YOUR OBJECTIVE: Quote the listing below in its entirety, omitting every image.

==================================================

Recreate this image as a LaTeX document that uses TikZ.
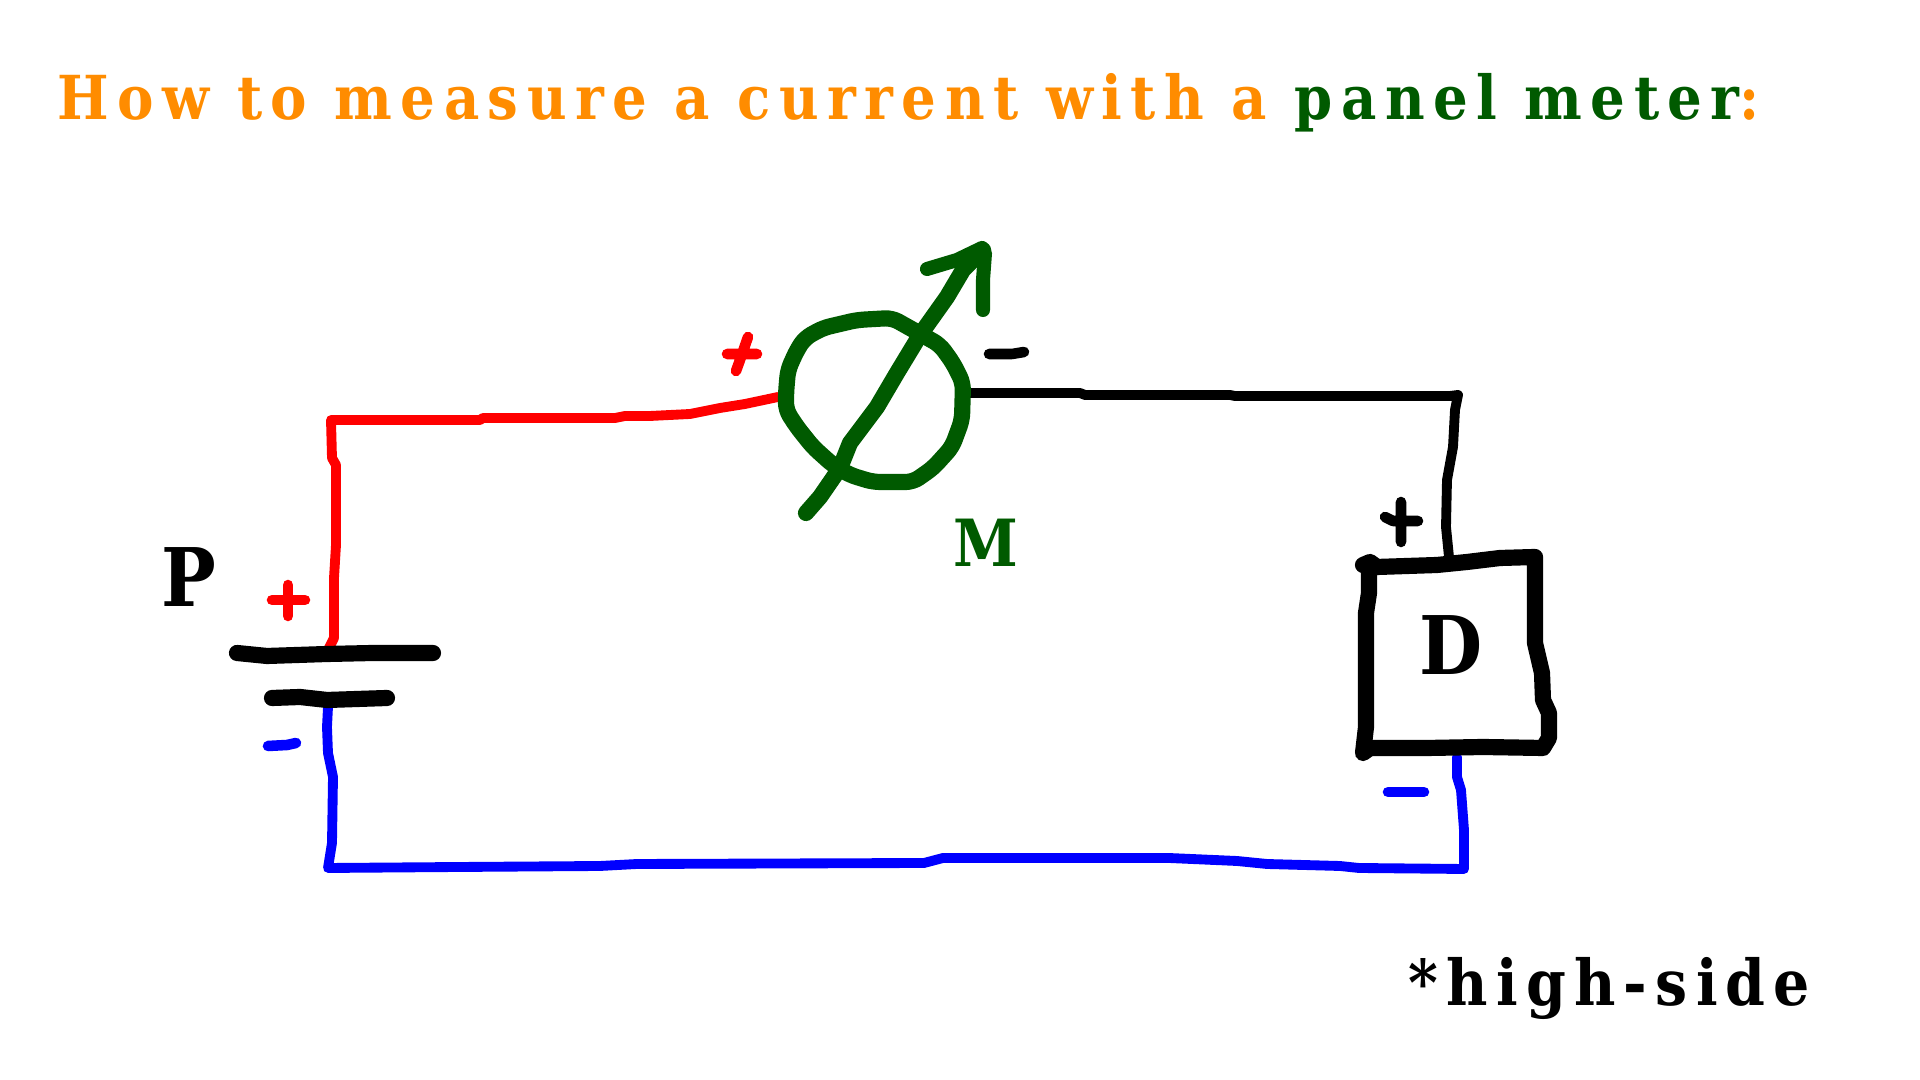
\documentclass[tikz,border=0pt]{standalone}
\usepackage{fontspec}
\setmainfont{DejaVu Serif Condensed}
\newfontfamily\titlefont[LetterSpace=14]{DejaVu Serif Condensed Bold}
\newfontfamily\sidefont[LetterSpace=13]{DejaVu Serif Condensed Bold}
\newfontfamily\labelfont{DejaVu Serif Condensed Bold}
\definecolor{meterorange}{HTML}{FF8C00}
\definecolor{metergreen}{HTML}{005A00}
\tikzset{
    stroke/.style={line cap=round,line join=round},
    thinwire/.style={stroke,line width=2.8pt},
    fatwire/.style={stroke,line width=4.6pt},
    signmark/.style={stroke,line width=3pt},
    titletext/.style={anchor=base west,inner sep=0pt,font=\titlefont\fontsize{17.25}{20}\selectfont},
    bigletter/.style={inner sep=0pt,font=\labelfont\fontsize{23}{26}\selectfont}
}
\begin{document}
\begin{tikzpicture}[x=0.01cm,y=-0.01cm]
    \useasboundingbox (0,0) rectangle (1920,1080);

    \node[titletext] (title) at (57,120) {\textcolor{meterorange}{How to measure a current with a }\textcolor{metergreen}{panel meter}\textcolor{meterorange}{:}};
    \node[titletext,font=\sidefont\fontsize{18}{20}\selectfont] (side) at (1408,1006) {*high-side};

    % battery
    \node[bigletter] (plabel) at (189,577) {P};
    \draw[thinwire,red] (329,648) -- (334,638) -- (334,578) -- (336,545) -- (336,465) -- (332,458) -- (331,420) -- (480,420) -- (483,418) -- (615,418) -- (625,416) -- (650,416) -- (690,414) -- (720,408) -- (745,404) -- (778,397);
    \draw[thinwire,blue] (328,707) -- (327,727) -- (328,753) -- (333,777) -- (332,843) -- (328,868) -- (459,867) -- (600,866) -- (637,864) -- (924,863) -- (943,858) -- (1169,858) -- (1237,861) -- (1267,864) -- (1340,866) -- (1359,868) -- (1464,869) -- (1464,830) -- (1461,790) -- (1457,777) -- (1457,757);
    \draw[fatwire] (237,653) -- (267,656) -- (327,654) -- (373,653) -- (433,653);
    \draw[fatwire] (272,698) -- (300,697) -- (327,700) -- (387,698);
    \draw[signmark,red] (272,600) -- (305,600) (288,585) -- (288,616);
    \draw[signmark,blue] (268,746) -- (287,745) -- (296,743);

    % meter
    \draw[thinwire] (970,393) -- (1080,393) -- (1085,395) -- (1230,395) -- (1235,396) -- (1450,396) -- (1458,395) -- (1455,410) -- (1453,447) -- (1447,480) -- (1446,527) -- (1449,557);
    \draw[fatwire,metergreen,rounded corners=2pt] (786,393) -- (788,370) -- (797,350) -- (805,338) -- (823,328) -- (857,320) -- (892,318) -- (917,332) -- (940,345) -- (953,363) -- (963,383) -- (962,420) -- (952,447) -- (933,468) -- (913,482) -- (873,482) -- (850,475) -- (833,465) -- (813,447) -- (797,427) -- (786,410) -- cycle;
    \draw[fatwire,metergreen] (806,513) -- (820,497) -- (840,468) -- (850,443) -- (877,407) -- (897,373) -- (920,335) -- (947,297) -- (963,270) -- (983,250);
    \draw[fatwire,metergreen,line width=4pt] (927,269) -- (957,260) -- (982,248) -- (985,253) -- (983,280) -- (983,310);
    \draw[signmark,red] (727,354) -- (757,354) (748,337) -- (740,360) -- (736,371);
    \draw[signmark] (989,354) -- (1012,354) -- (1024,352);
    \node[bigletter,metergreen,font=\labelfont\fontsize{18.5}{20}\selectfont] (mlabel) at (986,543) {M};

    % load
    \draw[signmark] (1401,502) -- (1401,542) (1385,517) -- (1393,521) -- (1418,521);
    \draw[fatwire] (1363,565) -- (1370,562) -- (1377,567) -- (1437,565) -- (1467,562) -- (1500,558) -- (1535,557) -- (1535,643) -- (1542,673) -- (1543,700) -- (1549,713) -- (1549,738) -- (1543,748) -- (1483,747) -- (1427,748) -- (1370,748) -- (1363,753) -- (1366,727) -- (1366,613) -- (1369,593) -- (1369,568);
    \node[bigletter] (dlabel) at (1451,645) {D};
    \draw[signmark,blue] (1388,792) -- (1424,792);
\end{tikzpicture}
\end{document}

==================================================

EXERCISE OUTPUT:
Recreate this image as a LaTeX document that uses TikZ.
\documentclass[tikz,border=0pt]{standalone}
\usepackage{fontspec}
\setmainfont{DejaVu Serif Condensed}
\newfontfamily\titlefont[LetterSpace=14]{DejaVu Serif Condensed Bold}
\newfontfamily\sidefont[LetterSpace=13]{DejaVu Serif Condensed Bold}
\newfontfamily\labelfont{DejaVu Serif Condensed Bold}
\definecolor{meterorange}{HTML}{FF8C00}
\definecolor{metergreen}{HTML}{005A00}
\tikzset{
    stroke/.style={line cap=round,line join=round},
    thinwire/.style={stroke,line width=2.8pt},
    fatwire/.style={stroke,line width=4.6pt},
    signmark/.style={stroke,line width=3pt},
    titletext/.style={anchor=base west,inner sep=0pt,font=\titlefont\fontsize{17.25}{20}\selectfont},
    bigletter/.style={inner sep=0pt,font=\labelfont\fontsize{23}{26}\selectfont}
}
\begin{document}
\begin{tikzpicture}[x=0.01cm,y=-0.01cm]
    \useasboundingbox (0,0) rectangle (1920,1080);

    \node[titletext] (title) at (57,120) {\textcolor{meterorange}{How to measure a current with a }\textcolor{metergreen}{panel meter}\textcolor{meterorange}{:}};
    \node[titletext,font=\sidefont\fontsize{18}{20}\selectfont] (side) at (1408,1006) {*high-side};

    % battery
    \node[bigletter] (plabel) at (189,577) {P};
    \draw[thinwire,red] (329,648) -- (334,638) -- (334,578) -- (336,545) -- (336,465) -- (332,458) -- (331,420) -- (480,420) -- (483,418) -- (615,418) -- (625,416) -- (650,416) -- (690,414) -- (720,408) -- (745,404) -- (778,397);
    \draw[thinwire,blue] (328,707) -- (327,727) -- (328,753) -- (333,777) -- (332,843) -- (328,868) -- (459,867) -- (600,866) -- (637,864) -- (924,863) -- (943,858) -- (1169,858) -- (1237,861) -- (1267,864) -- (1340,866) -- (1359,868) -- (1464,869) -- (1464,830) -- (1461,790) -- (1457,777) -- (1457,757);
    \draw[fatwire] (237,653) -- (267,656) -- (327,654) -- (373,653) -- (433,653);
    \draw[fatwire] (272,698) -- (300,697) -- (327,700) -- (387,698);
    \draw[signmark,red] (272,600) -- (305,600) (288,585) -- (288,616);
    \draw[signmark,blue] (268,746) -- (287,745) -- (296,743);

    % meter
    \draw[thinwire] (970,393) -- (1080,393) -- (1085,395) -- (1230,395) -- (1235,396) -- (1450,396) -- (1458,395) -- (1455,410) -- (1453,447) -- (1447,480) -- (1446,527) -- (1449,557);
    \draw[fatwire,metergreen,rounded corners=2pt] (786,393) -- (788,370) -- (797,350) -- (805,338) -- (823,328) -- (857,320) -- (892,318) -- (917,332) -- (940,345) -- (953,363) -- (963,383) -- (962,420) -- (952,447) -- (933,468) -- (913,482) -- (873,482) -- (850,475) -- (833,465) -- (813,447) -- (797,427) -- (786,410) -- cycle;
    \draw[fatwire,metergreen] (806,513) -- (820,497) -- (840,468) -- (850,443) -- (877,407) -- (897,373) -- (920,335) -- (947,297) -- (963,270) -- (983,250);
    \draw[fatwire,metergreen,line width=4pt] (927,269) -- (957,260) -- (982,248) -- (985,253) -- (983,280) -- (983,310);
    \draw[signmark,red] (727,354) -- (757,354) (748,337) -- (740,360) -- (736,371);
    \draw[signmark] (989,354) -- (1012,354) -- (1024,352);
    \node[bigletter,metergreen,font=\labelfont\fontsize{18.5}{20}\selectfont] (mlabel) at (986,543) {M};

    % load
    \draw[signmark] (1401,502) -- (1401,542) (1385,517) -- (1393,521) -- (1418,521);
    \draw[fatwire] (1363,565) -- (1370,562) -- (1377,567) -- (1437,565) -- (1467,562) -- (1500,558) -- (1535,557) -- (1535,643) -- (1542,673) -- (1543,700) -- (1549,713) -- (1549,738) -- (1543,748) -- (1483,747) -- (1427,748) -- (1370,748) -- (1363,753) -- (1366,727) -- (1366,613) -- (1369,593) -- (1369,568);
    \node[bigletter] (dlabel) at (1451,645) {D};
    \draw[signmark,blue] (1388,792) -- (1424,792);
\end{tikzpicture}
\end{document}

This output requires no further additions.